[DATA EXTRACT]

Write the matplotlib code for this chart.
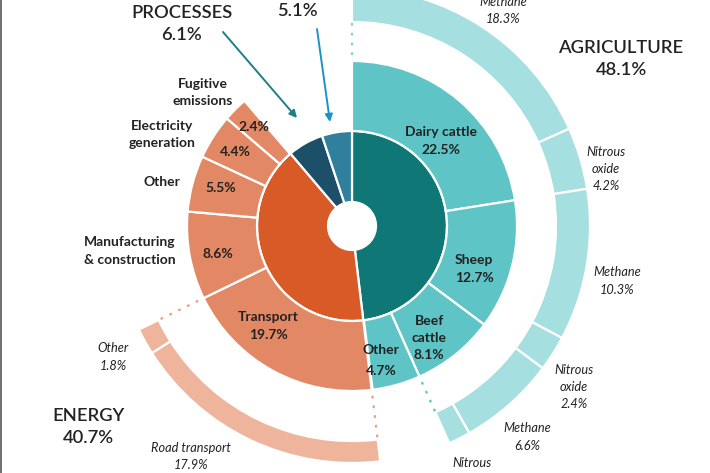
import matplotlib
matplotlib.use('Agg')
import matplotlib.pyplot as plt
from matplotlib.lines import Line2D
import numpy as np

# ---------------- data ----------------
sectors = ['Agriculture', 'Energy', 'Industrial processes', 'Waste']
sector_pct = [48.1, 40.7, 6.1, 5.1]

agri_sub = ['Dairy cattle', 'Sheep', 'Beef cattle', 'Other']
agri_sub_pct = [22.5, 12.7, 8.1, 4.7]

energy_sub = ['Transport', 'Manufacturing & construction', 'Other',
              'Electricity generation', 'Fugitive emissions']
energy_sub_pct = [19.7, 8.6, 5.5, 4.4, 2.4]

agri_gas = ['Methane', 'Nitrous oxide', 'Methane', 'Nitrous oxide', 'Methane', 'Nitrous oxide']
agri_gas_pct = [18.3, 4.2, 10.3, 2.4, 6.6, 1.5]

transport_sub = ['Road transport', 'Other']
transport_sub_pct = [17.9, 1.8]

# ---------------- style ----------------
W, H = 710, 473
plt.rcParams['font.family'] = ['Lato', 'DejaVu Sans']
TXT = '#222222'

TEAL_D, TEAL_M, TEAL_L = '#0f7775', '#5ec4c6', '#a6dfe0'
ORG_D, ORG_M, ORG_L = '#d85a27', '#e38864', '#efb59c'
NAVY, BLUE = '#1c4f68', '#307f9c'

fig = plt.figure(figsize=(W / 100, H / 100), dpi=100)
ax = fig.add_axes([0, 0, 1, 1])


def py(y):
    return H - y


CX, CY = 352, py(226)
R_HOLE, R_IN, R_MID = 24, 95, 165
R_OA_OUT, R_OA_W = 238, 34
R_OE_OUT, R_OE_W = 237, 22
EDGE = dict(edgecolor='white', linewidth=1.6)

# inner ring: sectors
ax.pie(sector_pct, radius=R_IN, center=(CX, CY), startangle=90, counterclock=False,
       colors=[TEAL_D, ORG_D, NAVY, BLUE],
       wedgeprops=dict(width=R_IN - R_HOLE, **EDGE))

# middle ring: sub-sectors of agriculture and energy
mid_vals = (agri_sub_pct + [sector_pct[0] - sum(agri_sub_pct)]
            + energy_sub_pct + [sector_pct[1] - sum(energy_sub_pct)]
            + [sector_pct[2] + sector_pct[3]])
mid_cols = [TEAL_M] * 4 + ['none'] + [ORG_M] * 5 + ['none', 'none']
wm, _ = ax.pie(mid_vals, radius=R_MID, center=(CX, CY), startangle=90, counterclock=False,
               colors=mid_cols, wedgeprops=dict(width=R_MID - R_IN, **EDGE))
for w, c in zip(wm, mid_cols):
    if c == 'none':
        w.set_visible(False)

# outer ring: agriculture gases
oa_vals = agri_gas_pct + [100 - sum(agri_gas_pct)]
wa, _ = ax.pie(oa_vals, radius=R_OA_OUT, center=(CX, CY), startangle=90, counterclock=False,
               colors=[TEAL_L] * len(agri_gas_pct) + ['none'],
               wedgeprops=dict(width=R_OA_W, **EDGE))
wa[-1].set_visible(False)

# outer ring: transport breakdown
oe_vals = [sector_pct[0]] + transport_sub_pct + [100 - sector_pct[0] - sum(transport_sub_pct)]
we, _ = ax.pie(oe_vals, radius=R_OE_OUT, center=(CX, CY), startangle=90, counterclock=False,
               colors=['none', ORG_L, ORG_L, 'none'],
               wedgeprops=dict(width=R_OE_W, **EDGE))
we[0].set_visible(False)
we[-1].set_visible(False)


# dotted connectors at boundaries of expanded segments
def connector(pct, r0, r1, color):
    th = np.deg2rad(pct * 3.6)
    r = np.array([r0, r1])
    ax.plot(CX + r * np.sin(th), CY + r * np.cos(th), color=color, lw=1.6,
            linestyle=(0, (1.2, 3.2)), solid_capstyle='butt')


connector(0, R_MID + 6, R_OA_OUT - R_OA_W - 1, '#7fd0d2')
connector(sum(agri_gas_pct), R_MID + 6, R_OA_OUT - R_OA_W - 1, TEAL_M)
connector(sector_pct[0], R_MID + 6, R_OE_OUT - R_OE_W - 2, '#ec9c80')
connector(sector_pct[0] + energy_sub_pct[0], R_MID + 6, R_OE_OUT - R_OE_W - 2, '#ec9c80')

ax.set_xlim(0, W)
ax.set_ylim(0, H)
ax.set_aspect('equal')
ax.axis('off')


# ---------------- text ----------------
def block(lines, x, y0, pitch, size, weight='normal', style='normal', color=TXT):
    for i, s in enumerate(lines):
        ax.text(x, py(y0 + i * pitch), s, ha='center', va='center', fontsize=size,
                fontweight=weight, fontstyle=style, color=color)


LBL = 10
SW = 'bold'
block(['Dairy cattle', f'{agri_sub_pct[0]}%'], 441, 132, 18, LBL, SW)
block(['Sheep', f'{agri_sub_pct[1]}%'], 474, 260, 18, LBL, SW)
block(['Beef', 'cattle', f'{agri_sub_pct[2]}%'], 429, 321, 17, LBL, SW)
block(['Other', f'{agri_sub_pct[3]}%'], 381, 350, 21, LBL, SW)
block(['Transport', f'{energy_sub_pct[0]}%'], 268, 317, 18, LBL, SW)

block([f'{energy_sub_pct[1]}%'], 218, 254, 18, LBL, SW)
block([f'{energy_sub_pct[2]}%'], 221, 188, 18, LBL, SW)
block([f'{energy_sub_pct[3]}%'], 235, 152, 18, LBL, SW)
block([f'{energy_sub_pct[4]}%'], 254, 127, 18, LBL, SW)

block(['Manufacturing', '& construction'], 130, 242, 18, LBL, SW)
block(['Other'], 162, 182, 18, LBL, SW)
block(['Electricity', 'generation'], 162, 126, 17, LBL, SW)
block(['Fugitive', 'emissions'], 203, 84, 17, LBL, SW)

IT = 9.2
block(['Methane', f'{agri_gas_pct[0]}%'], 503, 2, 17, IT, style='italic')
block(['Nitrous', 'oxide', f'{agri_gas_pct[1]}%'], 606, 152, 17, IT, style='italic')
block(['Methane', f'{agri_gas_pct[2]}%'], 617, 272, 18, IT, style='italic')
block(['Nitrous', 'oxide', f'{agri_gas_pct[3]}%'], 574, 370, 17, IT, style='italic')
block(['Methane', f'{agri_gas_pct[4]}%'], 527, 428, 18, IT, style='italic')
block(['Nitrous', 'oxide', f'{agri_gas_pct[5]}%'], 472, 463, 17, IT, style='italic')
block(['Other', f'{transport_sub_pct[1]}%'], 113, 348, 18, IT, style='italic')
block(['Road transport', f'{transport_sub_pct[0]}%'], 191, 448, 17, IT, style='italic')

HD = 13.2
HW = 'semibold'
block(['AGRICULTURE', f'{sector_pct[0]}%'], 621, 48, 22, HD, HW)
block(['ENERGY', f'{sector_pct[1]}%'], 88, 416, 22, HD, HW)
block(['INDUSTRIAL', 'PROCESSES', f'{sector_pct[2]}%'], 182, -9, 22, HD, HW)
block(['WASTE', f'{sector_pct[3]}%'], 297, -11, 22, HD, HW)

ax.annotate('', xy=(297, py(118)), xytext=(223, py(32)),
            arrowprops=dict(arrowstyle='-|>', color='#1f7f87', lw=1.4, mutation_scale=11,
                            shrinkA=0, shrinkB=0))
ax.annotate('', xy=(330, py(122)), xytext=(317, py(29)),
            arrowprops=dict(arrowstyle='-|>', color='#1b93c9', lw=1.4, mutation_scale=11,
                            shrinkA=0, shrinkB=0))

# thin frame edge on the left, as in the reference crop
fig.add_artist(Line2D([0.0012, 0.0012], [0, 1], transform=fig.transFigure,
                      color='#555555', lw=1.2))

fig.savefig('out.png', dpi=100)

[AIM OF THE EXERCISE] Output each line exactly; omit every picture.

[SOLUTION TO THIS TASK]
Write the matplotlib code for this chart.
import matplotlib
matplotlib.use('Agg')
import matplotlib.pyplot as plt
from matplotlib.lines import Line2D
import numpy as np

# ---------------- data ----------------
sectors = ['Agriculture', 'Energy', 'Industrial processes', 'Waste']
sector_pct = [48.1, 40.7, 6.1, 5.1]

agri_sub = ['Dairy cattle', 'Sheep', 'Beef cattle', 'Other']
agri_sub_pct = [22.5, 12.7, 8.1, 4.7]

energy_sub = ['Transport', 'Manufacturing & construction', 'Other',
              'Electricity generation', 'Fugitive emissions']
energy_sub_pct = [19.7, 8.6, 5.5, 4.4, 2.4]

agri_gas = ['Methane', 'Nitrous oxide', 'Methane', 'Nitrous oxide', 'Methane', 'Nitrous oxide']
agri_gas_pct = [18.3, 4.2, 10.3, 2.4, 6.6, 1.5]

transport_sub = ['Road transport', 'Other']
transport_sub_pct = [17.9, 1.8]

# ---------------- style ----------------
W, H = 710, 473
plt.rcParams['font.family'] = ['Lato', 'DejaVu Sans']
TXT = '#222222'

TEAL_D, TEAL_M, TEAL_L = '#0f7775', '#5ec4c6', '#a6dfe0'
ORG_D, ORG_M, ORG_L = '#d85a27', '#e38864', '#efb59c'
NAVY, BLUE = '#1c4f68', '#307f9c'

fig = plt.figure(figsize=(W / 100, H / 100), dpi=100)
ax = fig.add_axes([0, 0, 1, 1])


def py(y):
    return H - y


CX, CY = 352, py(226)
R_HOLE, R_IN, R_MID = 24, 95, 165
R_OA_OUT, R_OA_W = 238, 34
R_OE_OUT, R_OE_W = 237, 22
EDGE = dict(edgecolor='white', linewidth=1.6)

# inner ring: sectors
ax.pie(sector_pct, radius=R_IN, center=(CX, CY), startangle=90, counterclock=False,
       colors=[TEAL_D, ORG_D, NAVY, BLUE],
       wedgeprops=dict(width=R_IN - R_HOLE, **EDGE))

# middle ring: sub-sectors of agriculture and energy
mid_vals = (agri_sub_pct + [sector_pct[0] - sum(agri_sub_pct)]
            + energy_sub_pct + [sector_pct[1] - sum(energy_sub_pct)]
            + [sector_pct[2] + sector_pct[3]])
mid_cols = [TEAL_M] * 4 + ['none'] + [ORG_M] * 5 + ['none', 'none']
wm, _ = ax.pie(mid_vals, radius=R_MID, center=(CX, CY), startangle=90, counterclock=False,
               colors=mid_cols, wedgeprops=dict(width=R_MID - R_IN, **EDGE))
for w, c in zip(wm, mid_cols):
    if c == 'none':
        w.set_visible(False)

# outer ring: agriculture gases
oa_vals = agri_gas_pct + [100 - sum(agri_gas_pct)]
wa, _ = ax.pie(oa_vals, radius=R_OA_OUT, center=(CX, CY), startangle=90, counterclock=False,
               colors=[TEAL_L] * len(agri_gas_pct) + ['none'],
               wedgeprops=dict(width=R_OA_W, **EDGE))
wa[-1].set_visible(False)

# outer ring: transport breakdown
oe_vals = [sector_pct[0]] + transport_sub_pct + [100 - sector_pct[0] - sum(transport_sub_pct)]
we, _ = ax.pie(oe_vals, radius=R_OE_OUT, center=(CX, CY), startangle=90, counterclock=False,
               colors=['none', ORG_L, ORG_L, 'none'],
               wedgeprops=dict(width=R_OE_W, **EDGE))
we[0].set_visible(False)
we[-1].set_visible(False)


# dotted connectors at boundaries of expanded segments
def connector(pct, r0, r1, color):
    th = np.deg2rad(pct * 3.6)
    r = np.array([r0, r1])
    ax.plot(CX + r * np.sin(th), CY + r * np.cos(th), color=color, lw=1.6,
            linestyle=(0, (1.2, 3.2)), solid_capstyle='butt')


connector(0, R_MID + 6, R_OA_OUT - R_OA_W - 1, '#7fd0d2')
connector(sum(agri_gas_pct), R_MID + 6, R_OA_OUT - R_OA_W - 1, TEAL_M)
connector(sector_pct[0], R_MID + 6, R_OE_OUT - R_OE_W - 2, '#ec9c80')
connector(sector_pct[0] + energy_sub_pct[0], R_MID + 6, R_OE_OUT - R_OE_W - 2, '#ec9c80')

ax.set_xlim(0, W)
ax.set_ylim(0, H)
ax.set_aspect('equal')
ax.axis('off')


# ---------------- text ----------------
def block(lines, x, y0, pitch, size, weight='normal', style='normal', color=TXT):
    for i, s in enumerate(lines):
        ax.text(x, py(y0 + i * pitch), s, ha='center', va='center', fontsize=size,
                fontweight=weight, fontstyle=style, color=color)


LBL = 10
SW = 'bold'
block(['Dairy cattle', f'{agri_sub_pct[0]}%'], 441, 132, 18, LBL, SW)
block(['Sheep', f'{agri_sub_pct[1]}%'], 474, 260, 18, LBL, SW)
block(['Beef', 'cattle', f'{agri_sub_pct[2]}%'], 429, 321, 17, LBL, SW)
block(['Other', f'{agri_sub_pct[3]}%'], 381, 350, 21, LBL, SW)
block(['Transport', f'{energy_sub_pct[0]}%'], 268, 317, 18, LBL, SW)

block([f'{energy_sub_pct[1]}%'], 218, 254, 18, LBL, SW)
block([f'{energy_sub_pct[2]}%'], 221, 188, 18, LBL, SW)
block([f'{energy_sub_pct[3]}%'], 235, 152, 18, LBL, SW)
block([f'{energy_sub_pct[4]}%'], 254, 127, 18, LBL, SW)

block(['Manufacturing', '& construction'], 130, 242, 18, LBL, SW)
block(['Other'], 162, 182, 18, LBL, SW)
block(['Electricity', 'generation'], 162, 126, 17, LBL, SW)
block(['Fugitive', 'emissions'], 203, 84, 17, LBL, SW)

IT = 9.2
block(['Methane', f'{agri_gas_pct[0]}%'], 503, 2, 17, IT, style='italic')
block(['Nitrous', 'oxide', f'{agri_gas_pct[1]}%'], 606, 152, 17, IT, style='italic')
block(['Methane', f'{agri_gas_pct[2]}%'], 617, 272, 18, IT, style='italic')
block(['Nitrous', 'oxide', f'{agri_gas_pct[3]}%'], 574, 370, 17, IT, style='italic')
block(['Methane', f'{agri_gas_pct[4]}%'], 527, 428, 18, IT, style='italic')
block(['Nitrous', 'oxide', f'{agri_gas_pct[5]}%'], 472, 463, 17, IT, style='italic')
block(['Other', f'{transport_sub_pct[1]}%'], 113, 348, 18, IT, style='italic')
block(['Road transport', f'{transport_sub_pct[0]}%'], 191, 448, 17, IT, style='italic')

HD = 13.2
HW = 'semibold'
block(['AGRICULTURE', f'{sector_pct[0]}%'], 621, 48, 22, HD, HW)
block(['ENERGY', f'{sector_pct[1]}%'], 88, 416, 22, HD, HW)
block(['INDUSTRIAL', 'PROCESSES', f'{sector_pct[2]}%'], 182, -9, 22, HD, HW)
block(['WASTE', f'{sector_pct[3]}%'], 297, -11, 22, HD, HW)

ax.annotate('', xy=(297, py(118)), xytext=(223, py(32)),
            arrowprops=dict(arrowstyle='-|>', color='#1f7f87', lw=1.4, mutation_scale=11,
                            shrinkA=0, shrinkB=0))
ax.annotate('', xy=(330, py(122)), xytext=(317, py(29)),
            arrowprops=dict(arrowstyle='-|>', color='#1b93c9', lw=1.4, mutation_scale=11,
                            shrinkA=0, shrinkB=0))

# thin frame edge on the left, as in the reference crop
fig.add_artist(Line2D([0.0012, 0.0012], [0, 1], transform=fig.transFigure,
                      color='#555555', lw=1.2))

fig.savefig('out.png', dpi=100)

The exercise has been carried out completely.